**What is required**:
Copy the listing verbatim, excluding any images found in it.

Data items:
════════════════════
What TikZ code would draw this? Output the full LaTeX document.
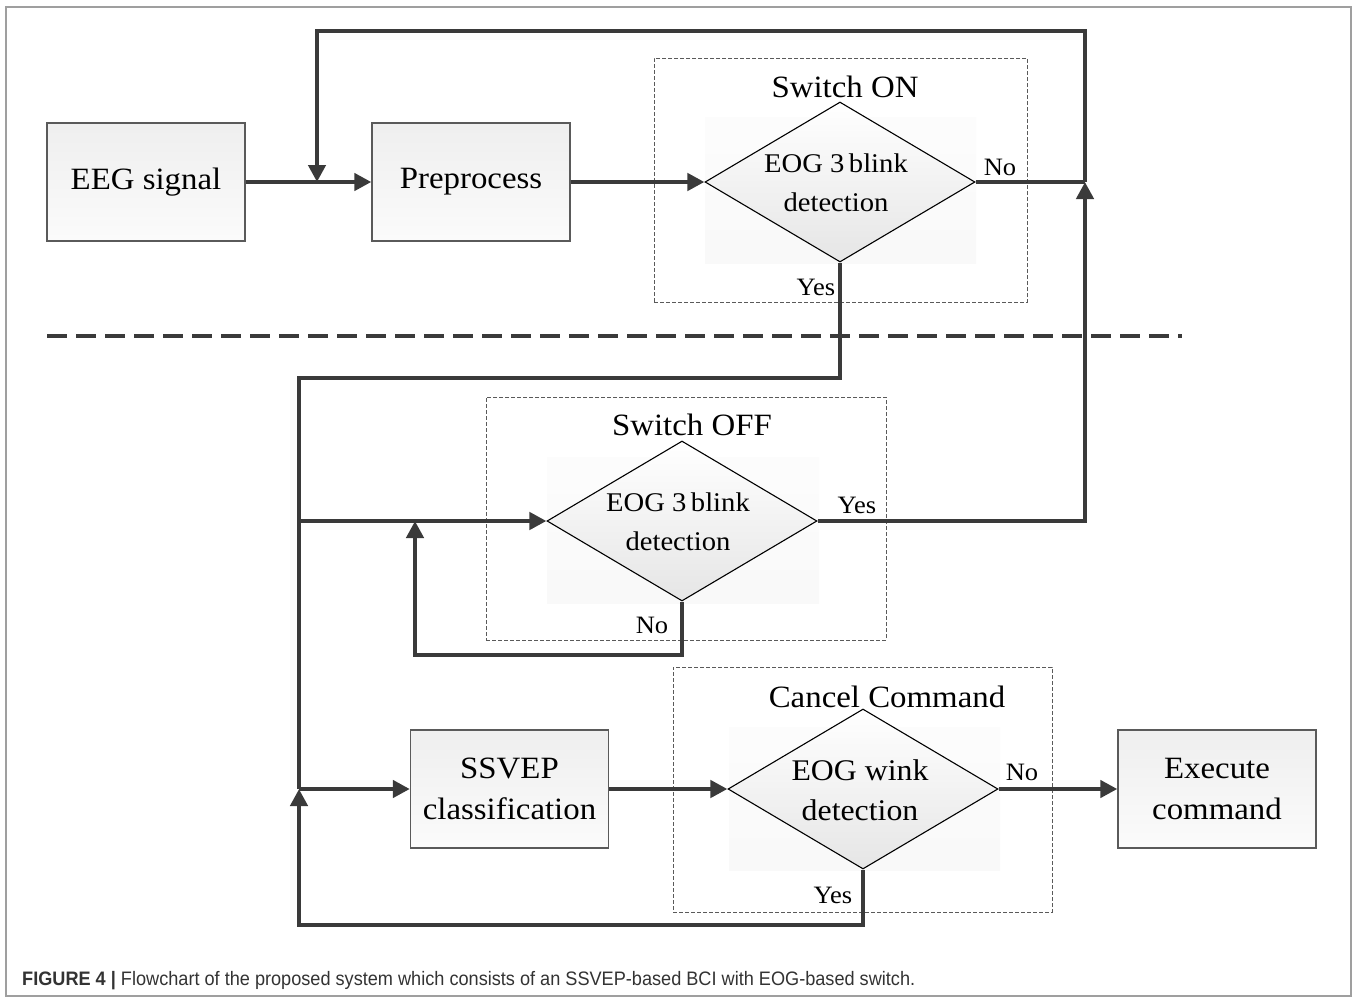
\documentclass[tikz,border=0pt]{standalone}
\usepackage{fontspec}
\setmainfont[FakeStretch=1.06]{Liberation Serif}
\newfontfamily\capfont[FakeStretch=0.93]{Liberation Sans}
\usetikzlibrary{arrows.meta,shapes.geometric}
\definecolor{ln}{HTML}{3A3A3A}
\definecolor{bd}{HTML}{5A5A5A}
\begin{document}
\begin{tikzpicture}[x=1pt,y=-1pt,
 conn/.style={draw=ln,line width=4.5pt},
 arr/.style={conn,-{Triangle[length=17pt,width=17pt]}},
 procbox/.style={draw=bd,line width=1.3pt,top color=gray!13,bottom color=gray!3,minimum width=198pt,minimum height=118pt,inner sep=0pt,align=center,font=\fontsize{31}{41}\selectfont},
 decision/.style={diamond,draw=black,line width=1.1pt,top color=white,bottom color=gray!20,minimum width=270pt,minimum height=160pt,inner sep=0pt},
 dtext/.style={inner sep=0pt,align=center},
 glowbox/.style={top color=gray!2,bottom color=gray!5,draw=none,inner sep=0pt},
 grpbox/.style={draw=bd,line width=1pt,dash pattern=on 4pt off 2pt,inner sep=0pt},
 ttl/.style={font=\fontsize{31}{36}\selectfont,inner sep=0pt},
 lab/.style={font=\fontsize{25}{30}\selectfont,inner sep=0pt}
]
\useasboundingbox (0,0) rectangle (1358,1001);
\fill[white] (0,0) rectangle (1358,1001);
\draw[draw=gray!75,line width=1.5pt] (6,7) rectangle (1351,996);

% group boxes
\node[grpbox,minimum width=373pt,minimum height=244pt] (g1) at (840.5,180) {};
\node[grpbox,minimum width=400pt,minimum height=243pt] (g2) at (686,518.5) {};
\node[grpbox,minimum width=379pt,minimum height=245pt] (g3) at (862.5,789.5) {};

% glow rectangles
\node[glowbox,minimum width=271pt,minimum height=146pt] (s1) at (840.5,190) {};
\node[glowbox,minimum width=272pt,minimum height=146pt] (s2) at (683,530) {};
\node[glowbox,minimum width=271pt,minimum height=143pt] (s3) at (864.5,798.5) {};

% process boxes
\node[procbox] (eeg) at (146,182) {EEG signal};
\node[procbox] (pre) at (471,182) {Preprocess};
\node[procbox] (ssvep) at (509.5,789) {SSVEP\\classification};
\node[procbox] (exec) at (1217,789) {Execute\\command};

% decisions
\node[decision] (d1) at (840,182) {};
\node[decision] (d2) at (682,521) {};
\node[decision] (d3) at (863,789) {};
\node[dtext,font=\fontsize{27}{39}\selectfont] (d1t) at (836,183) {EOG 3\,blink\\detection};
\node[dtext,font=\fontsize{27}{39}\selectfont] (d2t) at (678,522) {EOG 3\,blink\\detection};
\node[dtext,font=\fontsize{30}{40}\selectfont] (d3t) at (860,790) {EOG wink\\detection};

% titles
\node[ttl] (t1) at (845,87) {Switch ON};
\node[ttl] (t2) at (692,425) {Switch OFF};
\node[ttl] (t3) at (887,697) {Cancel Command};

% separator
\draw[ln,line width=4pt,dash pattern=on 20pt off 9pt] (47,336) -- (1182,336);

% coordinates
\coordinate (j0) at (317,182);
\coordinate (j1) at (1085,182);
\coordinate (tl) at (317,31);
\coordinate (tr) at (1085,31);
\coordinate (y1) at (840,378);
\coordinate (l1) at (299,378);
\coordinate (l2) at (299,521);
\coordinate (l3) at (299,789);
\coordinate (l4) at (299,925);
\coordinate (y3) at (863,925);
\coordinate (n2b) at (682,655);
\coordinate (n2a) at (415,655);
\coordinate (n2c) at (415,521);
\coordinate (r2) at (1085,521);

% connectors
\draw[arr] (eeg.east) -- (pre.west);
\draw[arr] (pre.east) -- (d1.west);
\draw[conn] (d1.east) -- (j1);
\draw[arr] (d2.east) -- (r2) -- (j1);
\draw[arr] (j1) -- (tr) -- (tl) -- (j0);
\draw[conn] (d1.south) -- (y1) -- (l1) -- (l3);
\draw[arr] (d3.south) -- (y3) -- (l4) -- (l3);
\draw[arr] (l2) -- (d2.west);
\draw[arr] (l3) -- (ssvep.west);
\draw[arr] (d2.south) -- (n2b) -- (n2a) -- (n2c);
\draw[arr] (ssvep.east) -- (d3.west);
\draw[arr] (d3.east) -- (exec.west);

% labels
\node[lab] (no1) at (1000,167) {No};
\node[lab] (yes1) at (816,287) {Yes};
\node[lab] (yes2) at (857,505) {Yes};
\node[lab] (no2) at (652,625) {No};
\node[lab] (no3) at (1022,772) {No};
\node[lab] (yes3) at (833,895) {Yes};

% caption
\node[anchor=west,inner sep=0pt,text=black!80,font=\capfont\fontsize{19.5}{22}\selectfont] (cap) at (22,981)
 {\textbf{FIGURE 4 |} Flowchart of the proposed system which consists of an SSVEP-based BCI with EOG-based switch.};
\end{tikzpicture}
\end{document}
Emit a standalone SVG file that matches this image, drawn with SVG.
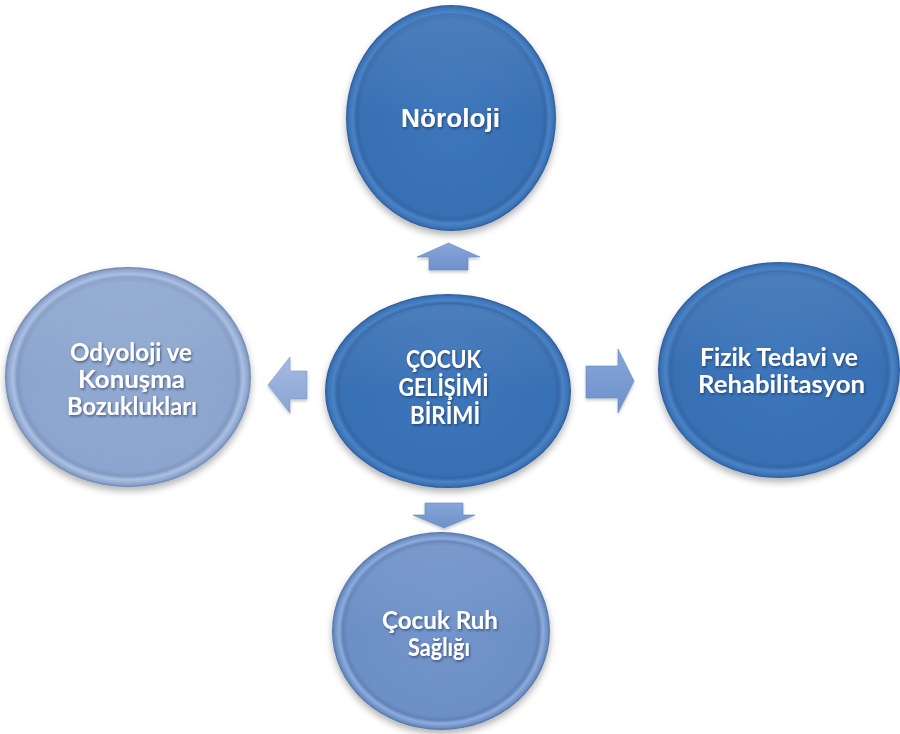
════════════════════
**Solution for this problem**:
What TikZ code would draw this? Output the full LaTeX document.
\documentclass[tikz,border=0pt]{standalone}
\usepackage{fontspec}
\setmainfont[FakeStretch=1.06]{Liberation Serif}
\newfontfamily\capfont[FakeStretch=0.93]{Liberation Sans}
\usetikzlibrary{arrows.meta,shapes.geometric}
\definecolor{ln}{HTML}{3A3A3A}
\definecolor{bd}{HTML}{5A5A5A}
\begin{document}
\begin{tikzpicture}[x=1pt,y=-1pt,
 conn/.style={draw=ln,line width=4.5pt},
 arr/.style={conn,-{Triangle[length=17pt,width=17pt]}},
 procbox/.style={draw=bd,line width=1.3pt,top color=gray!13,bottom color=gray!3,minimum width=198pt,minimum height=118pt,inner sep=0pt,align=center,font=\fontsize{31}{41}\selectfont},
 decision/.style={diamond,draw=black,line width=1.1pt,top color=white,bottom color=gray!20,minimum width=270pt,minimum height=160pt,inner sep=0pt},
 dtext/.style={inner sep=0pt,align=center},
 glowbox/.style={top color=gray!2,bottom color=gray!5,draw=none,inner sep=0pt},
 grpbox/.style={draw=bd,line width=1pt,dash pattern=on 4pt off 2pt,inner sep=0pt},
 ttl/.style={font=\fontsize{31}{36}\selectfont,inner sep=0pt},
 lab/.style={font=\fontsize{25}{30}\selectfont,inner sep=0pt}
]
\useasboundingbox (0,0) rectangle (1358,1001);
\fill[white] (0,0) rectangle (1358,1001);
\draw[draw=gray!75,line width=1.5pt] (6,7) rectangle (1351,996);

% group boxes
\node[grpbox,minimum width=373pt,minimum height=244pt] (g1) at (840.5,180) {};
\node[grpbox,minimum width=400pt,minimum height=243pt] (g2) at (686,518.5) {};
\node[grpbox,minimum width=379pt,minimum height=245pt] (g3) at (862.5,789.5) {};

% glow rectangles
\node[glowbox,minimum width=271pt,minimum height=146pt] (s1) at (840.5,190) {};
\node[glowbox,minimum width=272pt,minimum height=146pt] (s2) at (683,530) {};
\node[glowbox,minimum width=271pt,minimum height=143pt] (s3) at (864.5,798.5) {};

% process boxes
\node[procbox] (eeg) at (146,182) {EEG signal};
\node[procbox] (pre) at (471,182) {Preprocess};
\node[procbox] (ssvep) at (509.5,789) {SSVEP\\classification};
\node[procbox] (exec) at (1217,789) {Execute\\command};

% decisions
\node[decision] (d1) at (840,182) {};
\node[decision] (d2) at (682,521) {};
\node[decision] (d3) at (863,789) {};
\node[dtext,font=\fontsize{27}{39}\selectfont] (d1t) at (836,183) {EOG 3\,blink\\detection};
\node[dtext,font=\fontsize{27}{39}\selectfont] (d2t) at (678,522) {EOG 3\,blink\\detection};
\node[dtext,font=\fontsize{30}{40}\selectfont] (d3t) at (860,790) {EOG wink\\detection};

% titles
\node[ttl] (t1) at (845,87) {Switch ON};
\node[ttl] (t2) at (692,425) {Switch OFF};
\node[ttl] (t3) at (887,697) {Cancel Command};

% separator
\draw[ln,line width=4pt,dash pattern=on 20pt off 9pt] (47,336) -- (1182,336);

% coordinates
\coordinate (j0) at (317,182);
\coordinate (j1) at (1085,182);
\coordinate (tl) at (317,31);
\coordinate (tr) at (1085,31);
\coordinate (y1) at (840,378);
\coordinate (l1) at (299,378);
\coordinate (l2) at (299,521);
\coordinate (l3) at (299,789);
\coordinate (l4) at (299,925);
\coordinate (y3) at (863,925);
\coordinate (n2b) at (682,655);
\coordinate (n2a) at (415,655);
\coordinate (n2c) at (415,521);
\coordinate (r2) at (1085,521);

% connectors
\draw[arr] (eeg.east) -- (pre.west);
\draw[arr] (pre.east) -- (d1.west);
\draw[conn] (d1.east) -- (j1);
\draw[arr] (d2.east) -- (r2) -- (j1);
\draw[arr] (j1) -- (tr) -- (tl) -- (j0);
\draw[conn] (d1.south) -- (y1) -- (l1) -- (l3);
\draw[arr] (d3.south) -- (y3) -- (l4) -- (l3);
\draw[arr] (l2) -- (d2.west);
\draw[arr] (l3) -- (ssvep.west);
\draw[arr] (d2.south) -- (n2b) -- (n2a) -- (n2c);
\draw[arr] (ssvep.east) -- (d3.west);
\draw[arr] (d3.east) -- (exec.west);

% labels
\node[lab] (no1) at (1000,167) {No};
\node[lab] (yes1) at (816,287) {Yes};
\node[lab] (yes2) at (857,505) {Yes};
\node[lab] (no2) at (652,625) {No};
\node[lab] (no3) at (1022,772) {No};
\node[lab] (yes3) at (833,895) {Yes};

% caption
\node[anchor=west,inner sep=0pt,text=black!80,font=\capfont\fontsize{19.5}{22}\selectfont] (cap) at (22,981)
 {\textbf{FIGURE 4 |} Flowchart of the proposed system which consists of an SSVEP-based BCI with EOG-based switch.};
\end{tikzpicture}
\end{document}
Emit a standalone SVG file that matches this image, drawn with SVG.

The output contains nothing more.